(Source records):
________________________
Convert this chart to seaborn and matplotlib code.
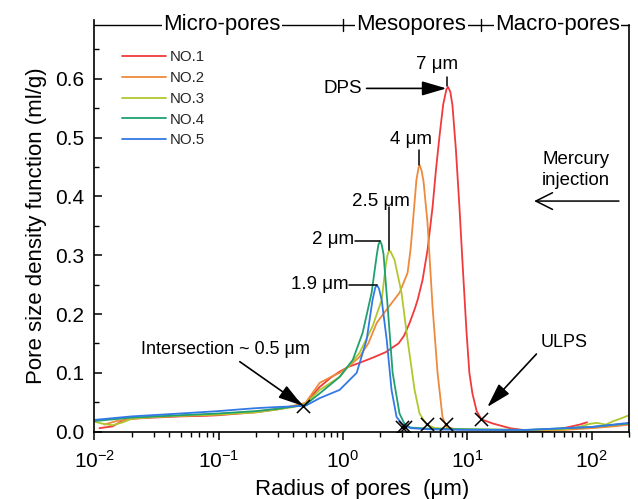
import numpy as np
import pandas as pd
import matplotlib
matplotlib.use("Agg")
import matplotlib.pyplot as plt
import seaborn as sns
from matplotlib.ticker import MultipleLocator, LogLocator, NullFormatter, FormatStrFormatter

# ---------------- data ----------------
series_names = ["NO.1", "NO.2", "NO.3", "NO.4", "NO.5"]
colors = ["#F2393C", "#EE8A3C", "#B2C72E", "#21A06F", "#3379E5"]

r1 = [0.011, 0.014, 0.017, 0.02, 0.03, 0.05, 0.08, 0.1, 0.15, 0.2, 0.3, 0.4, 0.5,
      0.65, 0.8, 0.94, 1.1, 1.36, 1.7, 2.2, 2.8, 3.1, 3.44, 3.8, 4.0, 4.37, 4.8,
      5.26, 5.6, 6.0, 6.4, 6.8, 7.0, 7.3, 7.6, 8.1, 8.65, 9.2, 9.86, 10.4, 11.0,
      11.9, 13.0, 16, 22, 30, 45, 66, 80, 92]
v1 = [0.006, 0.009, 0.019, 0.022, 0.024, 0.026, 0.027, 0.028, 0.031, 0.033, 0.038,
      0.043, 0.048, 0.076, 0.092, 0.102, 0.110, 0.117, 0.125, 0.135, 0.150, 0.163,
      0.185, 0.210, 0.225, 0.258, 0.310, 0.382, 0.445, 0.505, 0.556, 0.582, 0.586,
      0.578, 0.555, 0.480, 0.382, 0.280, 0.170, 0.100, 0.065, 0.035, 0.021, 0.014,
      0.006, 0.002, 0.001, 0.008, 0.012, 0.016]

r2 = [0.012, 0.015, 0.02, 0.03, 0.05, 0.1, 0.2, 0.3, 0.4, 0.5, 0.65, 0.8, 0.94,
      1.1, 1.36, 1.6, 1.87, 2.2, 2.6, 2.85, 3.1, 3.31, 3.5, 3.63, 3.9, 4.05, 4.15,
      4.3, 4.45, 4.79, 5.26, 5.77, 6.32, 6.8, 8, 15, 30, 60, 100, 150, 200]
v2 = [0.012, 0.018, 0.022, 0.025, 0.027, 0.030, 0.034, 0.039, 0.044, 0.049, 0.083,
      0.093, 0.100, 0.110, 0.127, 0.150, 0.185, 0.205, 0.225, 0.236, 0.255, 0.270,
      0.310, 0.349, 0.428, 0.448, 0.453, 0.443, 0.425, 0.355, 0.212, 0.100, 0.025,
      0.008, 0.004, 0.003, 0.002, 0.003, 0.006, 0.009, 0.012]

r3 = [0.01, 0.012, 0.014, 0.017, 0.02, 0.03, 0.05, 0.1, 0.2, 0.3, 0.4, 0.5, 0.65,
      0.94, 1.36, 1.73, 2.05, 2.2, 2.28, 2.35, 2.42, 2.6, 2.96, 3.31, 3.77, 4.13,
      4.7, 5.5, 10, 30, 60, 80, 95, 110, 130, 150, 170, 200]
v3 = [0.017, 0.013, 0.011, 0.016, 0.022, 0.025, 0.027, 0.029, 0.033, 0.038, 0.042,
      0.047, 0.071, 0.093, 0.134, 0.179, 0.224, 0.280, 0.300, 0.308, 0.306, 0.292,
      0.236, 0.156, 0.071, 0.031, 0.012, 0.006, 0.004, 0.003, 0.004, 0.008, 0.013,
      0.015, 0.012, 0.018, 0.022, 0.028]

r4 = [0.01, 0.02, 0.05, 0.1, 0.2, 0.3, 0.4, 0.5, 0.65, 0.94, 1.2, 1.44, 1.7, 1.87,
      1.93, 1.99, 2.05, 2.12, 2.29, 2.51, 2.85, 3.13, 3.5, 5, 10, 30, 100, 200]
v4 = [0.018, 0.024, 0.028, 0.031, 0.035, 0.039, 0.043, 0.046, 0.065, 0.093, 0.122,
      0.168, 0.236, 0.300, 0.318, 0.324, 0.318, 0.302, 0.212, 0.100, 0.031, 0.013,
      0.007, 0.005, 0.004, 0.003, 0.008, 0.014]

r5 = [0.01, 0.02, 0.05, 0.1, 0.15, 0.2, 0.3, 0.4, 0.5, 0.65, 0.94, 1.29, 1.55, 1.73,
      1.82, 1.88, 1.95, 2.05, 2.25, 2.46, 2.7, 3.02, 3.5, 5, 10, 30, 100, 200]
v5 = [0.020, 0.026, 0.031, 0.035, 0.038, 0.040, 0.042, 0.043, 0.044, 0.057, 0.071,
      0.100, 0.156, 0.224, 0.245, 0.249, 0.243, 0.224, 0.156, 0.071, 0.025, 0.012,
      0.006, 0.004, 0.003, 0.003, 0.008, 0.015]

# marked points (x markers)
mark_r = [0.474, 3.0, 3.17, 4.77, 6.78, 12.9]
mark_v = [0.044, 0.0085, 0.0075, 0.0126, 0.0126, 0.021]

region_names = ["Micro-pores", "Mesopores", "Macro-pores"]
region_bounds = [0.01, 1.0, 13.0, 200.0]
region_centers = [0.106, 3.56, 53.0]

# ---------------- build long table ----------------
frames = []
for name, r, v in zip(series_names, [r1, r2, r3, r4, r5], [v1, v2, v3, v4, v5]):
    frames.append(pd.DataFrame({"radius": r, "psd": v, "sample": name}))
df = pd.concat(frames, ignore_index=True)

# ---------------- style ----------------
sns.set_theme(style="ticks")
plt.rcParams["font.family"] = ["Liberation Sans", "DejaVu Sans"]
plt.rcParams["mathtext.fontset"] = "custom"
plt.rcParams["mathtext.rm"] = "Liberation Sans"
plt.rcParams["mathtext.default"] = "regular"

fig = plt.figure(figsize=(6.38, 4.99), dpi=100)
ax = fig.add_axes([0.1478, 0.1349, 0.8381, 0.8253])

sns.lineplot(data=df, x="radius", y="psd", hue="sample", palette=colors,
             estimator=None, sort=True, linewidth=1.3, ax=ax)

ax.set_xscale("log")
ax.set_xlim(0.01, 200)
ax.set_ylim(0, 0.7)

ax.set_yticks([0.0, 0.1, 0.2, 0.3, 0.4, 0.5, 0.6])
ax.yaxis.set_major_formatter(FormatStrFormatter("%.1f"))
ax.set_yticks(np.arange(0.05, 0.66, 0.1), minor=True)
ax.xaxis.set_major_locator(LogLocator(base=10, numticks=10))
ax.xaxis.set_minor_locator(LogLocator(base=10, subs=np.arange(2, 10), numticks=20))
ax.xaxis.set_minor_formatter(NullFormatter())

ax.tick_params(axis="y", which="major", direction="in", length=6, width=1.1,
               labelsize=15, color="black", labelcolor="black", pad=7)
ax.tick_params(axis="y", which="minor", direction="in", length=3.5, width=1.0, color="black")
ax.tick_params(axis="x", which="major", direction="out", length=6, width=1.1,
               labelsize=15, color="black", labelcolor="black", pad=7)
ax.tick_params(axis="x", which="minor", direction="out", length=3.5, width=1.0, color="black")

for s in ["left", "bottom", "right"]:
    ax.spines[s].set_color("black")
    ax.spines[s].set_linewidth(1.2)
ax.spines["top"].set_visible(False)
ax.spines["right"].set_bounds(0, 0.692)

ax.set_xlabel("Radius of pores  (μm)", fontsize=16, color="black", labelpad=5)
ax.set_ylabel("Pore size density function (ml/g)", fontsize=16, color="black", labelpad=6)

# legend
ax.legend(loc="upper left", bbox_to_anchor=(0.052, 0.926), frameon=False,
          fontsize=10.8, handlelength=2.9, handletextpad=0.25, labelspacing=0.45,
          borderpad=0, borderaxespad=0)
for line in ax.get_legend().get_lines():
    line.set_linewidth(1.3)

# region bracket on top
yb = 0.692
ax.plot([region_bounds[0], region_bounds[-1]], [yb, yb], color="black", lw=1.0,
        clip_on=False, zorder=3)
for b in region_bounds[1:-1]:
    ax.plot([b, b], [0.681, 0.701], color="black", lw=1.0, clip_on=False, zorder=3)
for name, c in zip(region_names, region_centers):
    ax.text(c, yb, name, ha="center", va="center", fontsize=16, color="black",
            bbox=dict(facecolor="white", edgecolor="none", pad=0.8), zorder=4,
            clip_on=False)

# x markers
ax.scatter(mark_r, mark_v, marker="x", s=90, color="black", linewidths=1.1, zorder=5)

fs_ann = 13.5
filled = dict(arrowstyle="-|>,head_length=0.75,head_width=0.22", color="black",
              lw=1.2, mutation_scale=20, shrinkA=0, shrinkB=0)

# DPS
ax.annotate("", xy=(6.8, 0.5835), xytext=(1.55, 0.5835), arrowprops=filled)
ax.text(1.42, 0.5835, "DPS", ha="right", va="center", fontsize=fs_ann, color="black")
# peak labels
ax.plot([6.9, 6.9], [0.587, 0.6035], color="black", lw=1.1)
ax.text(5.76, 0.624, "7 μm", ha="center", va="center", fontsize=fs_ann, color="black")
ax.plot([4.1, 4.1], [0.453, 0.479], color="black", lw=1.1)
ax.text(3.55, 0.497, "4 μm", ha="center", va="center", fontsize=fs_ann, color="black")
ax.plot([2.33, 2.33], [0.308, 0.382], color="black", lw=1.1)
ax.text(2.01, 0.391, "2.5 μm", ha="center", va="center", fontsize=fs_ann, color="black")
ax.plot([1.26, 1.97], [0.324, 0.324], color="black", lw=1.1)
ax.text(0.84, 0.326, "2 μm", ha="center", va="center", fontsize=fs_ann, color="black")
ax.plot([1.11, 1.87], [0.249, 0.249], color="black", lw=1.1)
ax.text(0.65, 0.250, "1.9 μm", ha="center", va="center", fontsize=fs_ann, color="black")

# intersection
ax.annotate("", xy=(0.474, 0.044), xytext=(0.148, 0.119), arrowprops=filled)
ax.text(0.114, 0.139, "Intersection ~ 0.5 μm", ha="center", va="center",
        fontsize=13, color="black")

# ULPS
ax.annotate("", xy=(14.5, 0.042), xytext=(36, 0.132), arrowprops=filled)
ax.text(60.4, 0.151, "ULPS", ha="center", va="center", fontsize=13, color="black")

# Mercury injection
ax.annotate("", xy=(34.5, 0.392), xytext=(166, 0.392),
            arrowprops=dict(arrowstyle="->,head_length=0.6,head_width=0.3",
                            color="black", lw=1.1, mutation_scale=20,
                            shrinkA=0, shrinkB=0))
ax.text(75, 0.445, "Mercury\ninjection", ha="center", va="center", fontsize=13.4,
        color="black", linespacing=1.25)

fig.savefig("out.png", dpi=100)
________________________
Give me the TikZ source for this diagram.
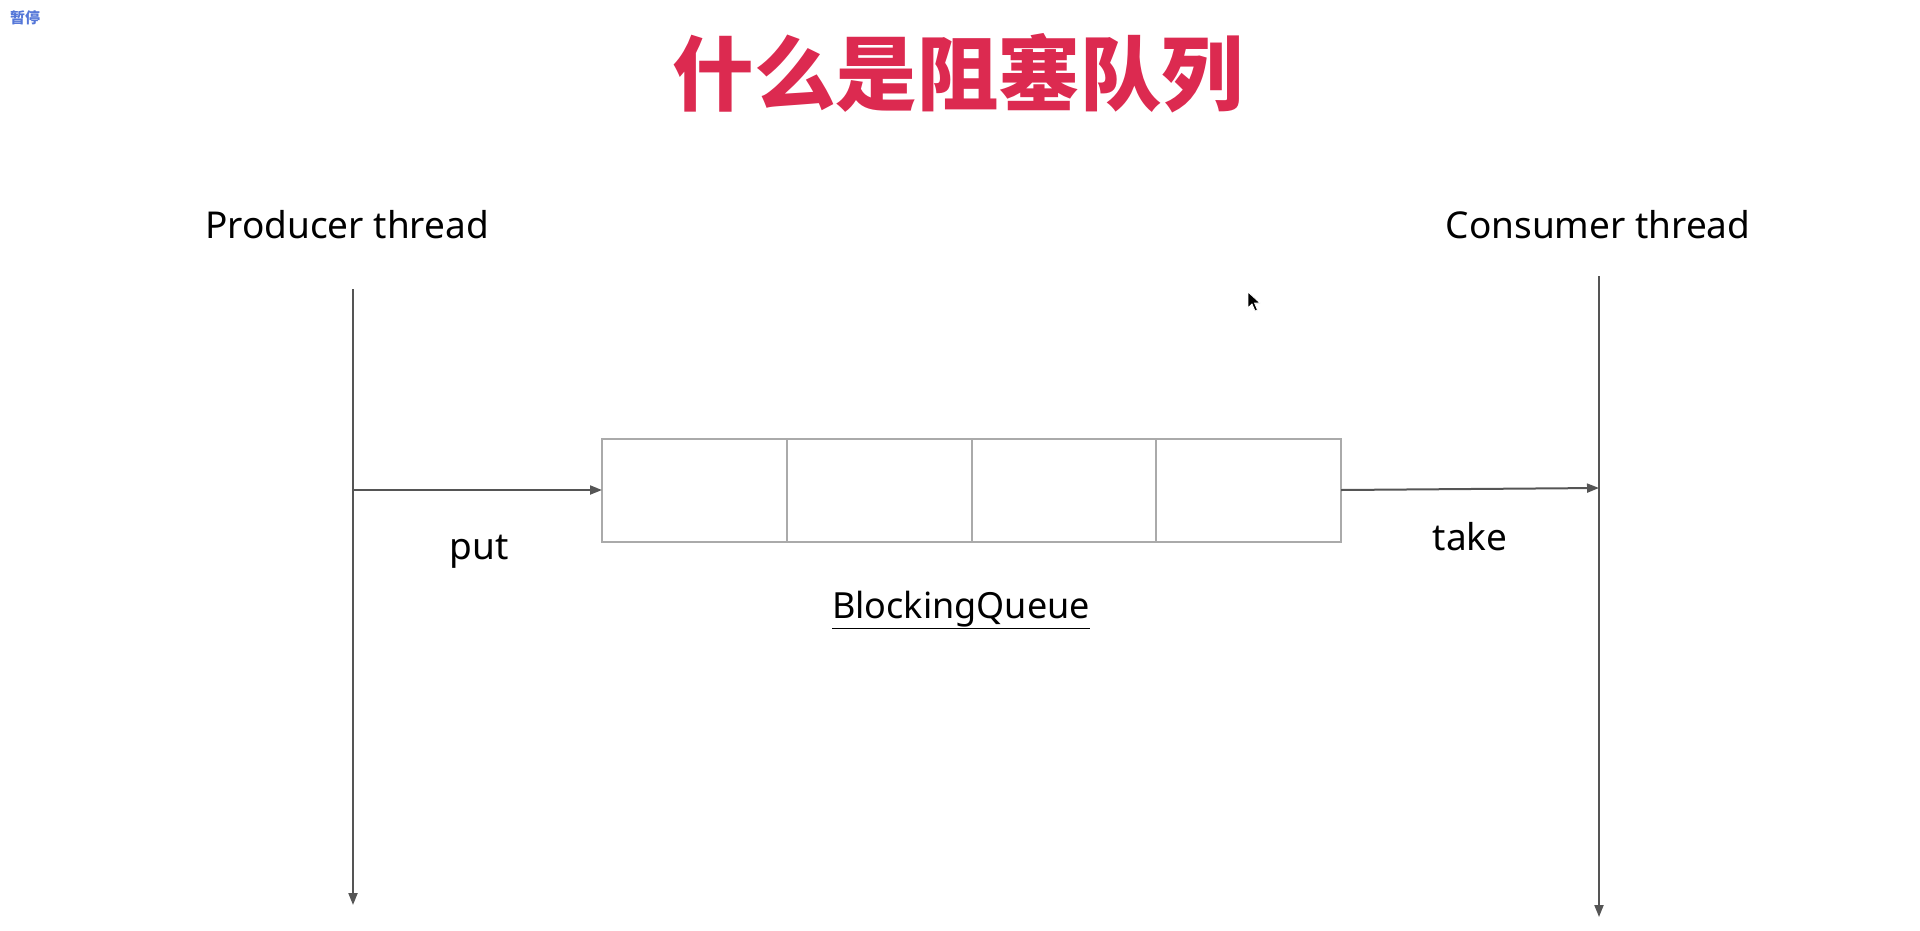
________________________
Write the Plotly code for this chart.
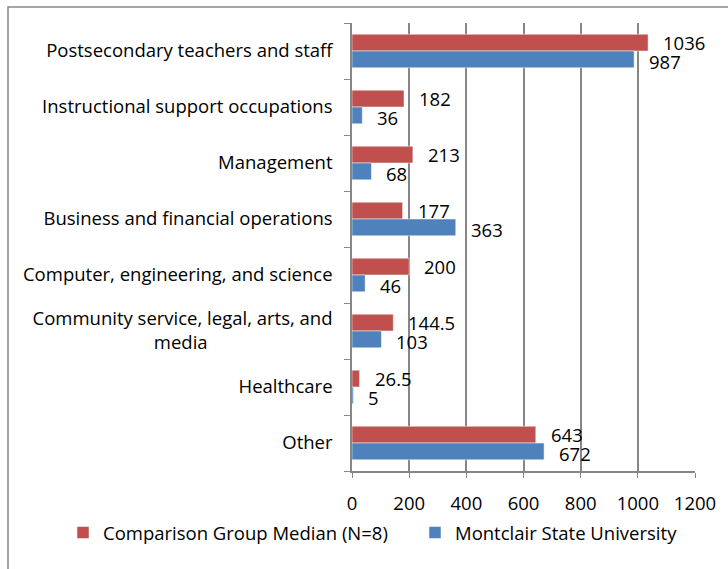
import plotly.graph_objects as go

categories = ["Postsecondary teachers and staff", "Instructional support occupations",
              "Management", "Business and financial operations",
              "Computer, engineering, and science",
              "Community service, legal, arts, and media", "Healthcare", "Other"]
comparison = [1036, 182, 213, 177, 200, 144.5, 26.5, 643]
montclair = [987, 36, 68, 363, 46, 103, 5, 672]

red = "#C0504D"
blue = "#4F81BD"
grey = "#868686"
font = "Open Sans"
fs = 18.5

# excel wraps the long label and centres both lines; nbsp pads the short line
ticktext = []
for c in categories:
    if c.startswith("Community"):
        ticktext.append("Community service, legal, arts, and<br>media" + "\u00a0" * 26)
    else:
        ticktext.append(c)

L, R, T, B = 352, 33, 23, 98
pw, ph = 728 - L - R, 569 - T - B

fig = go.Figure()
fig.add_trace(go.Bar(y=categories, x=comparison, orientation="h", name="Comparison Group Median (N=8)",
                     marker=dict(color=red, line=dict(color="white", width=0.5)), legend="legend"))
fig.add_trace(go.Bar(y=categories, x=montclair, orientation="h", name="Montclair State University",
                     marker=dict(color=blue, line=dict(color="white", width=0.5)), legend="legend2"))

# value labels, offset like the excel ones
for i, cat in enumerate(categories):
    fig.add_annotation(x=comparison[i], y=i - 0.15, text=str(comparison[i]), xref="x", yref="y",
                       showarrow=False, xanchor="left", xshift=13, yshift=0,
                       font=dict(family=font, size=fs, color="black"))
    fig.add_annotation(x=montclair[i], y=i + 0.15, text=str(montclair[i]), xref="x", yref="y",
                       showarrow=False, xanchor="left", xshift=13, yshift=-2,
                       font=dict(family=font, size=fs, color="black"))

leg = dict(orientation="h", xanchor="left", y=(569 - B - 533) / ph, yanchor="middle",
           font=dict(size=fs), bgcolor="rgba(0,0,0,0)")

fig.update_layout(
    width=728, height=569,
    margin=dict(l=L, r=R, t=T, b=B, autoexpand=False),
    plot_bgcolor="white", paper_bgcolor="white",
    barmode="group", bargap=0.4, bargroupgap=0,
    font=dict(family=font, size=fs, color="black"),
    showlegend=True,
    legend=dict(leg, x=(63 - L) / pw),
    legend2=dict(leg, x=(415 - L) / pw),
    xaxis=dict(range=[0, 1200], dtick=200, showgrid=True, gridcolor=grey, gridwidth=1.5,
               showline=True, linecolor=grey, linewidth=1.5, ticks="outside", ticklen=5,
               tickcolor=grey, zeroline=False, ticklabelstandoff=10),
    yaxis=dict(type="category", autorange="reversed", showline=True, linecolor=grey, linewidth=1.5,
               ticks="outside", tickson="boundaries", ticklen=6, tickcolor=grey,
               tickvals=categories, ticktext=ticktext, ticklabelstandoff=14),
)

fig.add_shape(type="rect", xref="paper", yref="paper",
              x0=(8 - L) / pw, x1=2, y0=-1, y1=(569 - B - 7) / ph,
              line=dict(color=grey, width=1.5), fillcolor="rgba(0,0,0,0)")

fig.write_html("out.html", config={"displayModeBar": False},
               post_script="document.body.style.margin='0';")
________________________
(Given exercise): Find each line in the records holding the string "this" and show it.

(Task result):
Convert this chart to seaborn and matplotlib code.
Give me the TikZ source for this diagram.
Write the Plotly code for this chart.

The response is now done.